Apparently, it seems simple models trump sophisticated models in this competition. Well, at least from the majority of my submissions from logistic regression models.

Approach Outline

Thanks to @MuhammadQasimShabbeer for decompressing the files and sharing the Kaggle link.

Data Preprocessing

Data cleaning

• Removed incorrect bases (bases with Ns, if present)
• Removed bases with low quality scores (below 20) and reads with sequence lengths less than 50

Feature Engineering

1. Created 8-kmer sequences, with no successive skips.
2. Aggregated them into counts
3. To prevent sample bias due to read length and depth, I normalised counts using the centred-log ratio method (CLR).
4. Dimensionality reduction: I tried three methods: Partial-Least Squares, PCA and SVD. For PCA, I selected principal components that explained 95% variance in the data. PLS 25 number of components and SVD about 200 number of components.

CLR = np.log1p(counts) - np.mean(np.log1p(counts), axis=0)
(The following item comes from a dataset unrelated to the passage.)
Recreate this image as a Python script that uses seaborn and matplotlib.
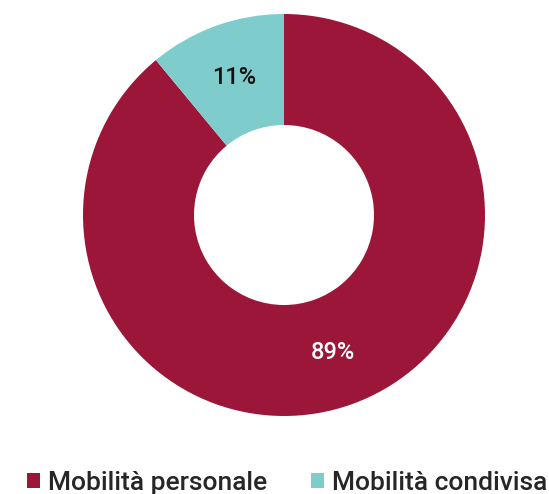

The total number of possible unique kmer sequences to generate is equal to 4**k. So, with k=8, I had about 66k unique kmers.

Modelling

• Logistic Regression (I used the one from Scikit-Learn, and also one implemented in Pytorch ).
• CV scores were between 0.012xx and 0.02. Public LB scores: 0.002xx Private LB: 0.007xx
• Unfortunately, I selected models from a different approach, which I will mention next.

Other Approaches I tried

• Generated 6-kmer counts and applied dimensionality reduction strategies outlined above. But had not so great a performance compared to 8-kmers
• Generated 10-kmer counts but had to abandon because a lot of computational resource was needed. Feature extraction took about 8-10 hours.

Autoencoder

1. Autoencoder from CLR normalised 8-kmer counts
2. A PyTorch model with two dense layers and a logistic regression model

NB: Was having CV scores similar to the linear models, but they had better performance on the public LB, but much worse than the linear models on the private LB (Selected submissions)

Word embeddings

1. Another approach is using a DNA2VEC embedding model, which is a word2vec model developed from 3-8 kmer gene sequences.
2. A PyTorch model with two dense layers and a logistic regression model
3. CV scores were also similar to other approaches, but had worse Private LB.

Final Thoughts

• In terms of runtime, extracting the kmer counts was much faster than using the word embeddings. The total runtime for feature extraction and generation was 4h 40m 11s on Kaggle, while that of word embeddings took 10h 43m 24s. Also, modelling runtime using simple models was much faster than the deep learning models.
• I was also able to learn a few things, and tried so many ideas and codes from this competition. At least, the concept of federated learning, where I tried to implement the idea from scratch with the help of Copilot (Not sure if it'll be the same performance if implemented in the Flower library, but at least the code is working, although the performance is not great).
• Thirdly, some other normalisation methods were tried: Normalising kmer counts by total kmer counts in the sample and also normalising using the Term Frequency Inverse Document Frequency (TF-IDF) to prevent sample and kmer sequence bias.
• Using all kmer counts as features in the logistic regression models, performed better also, than the sophisticated models.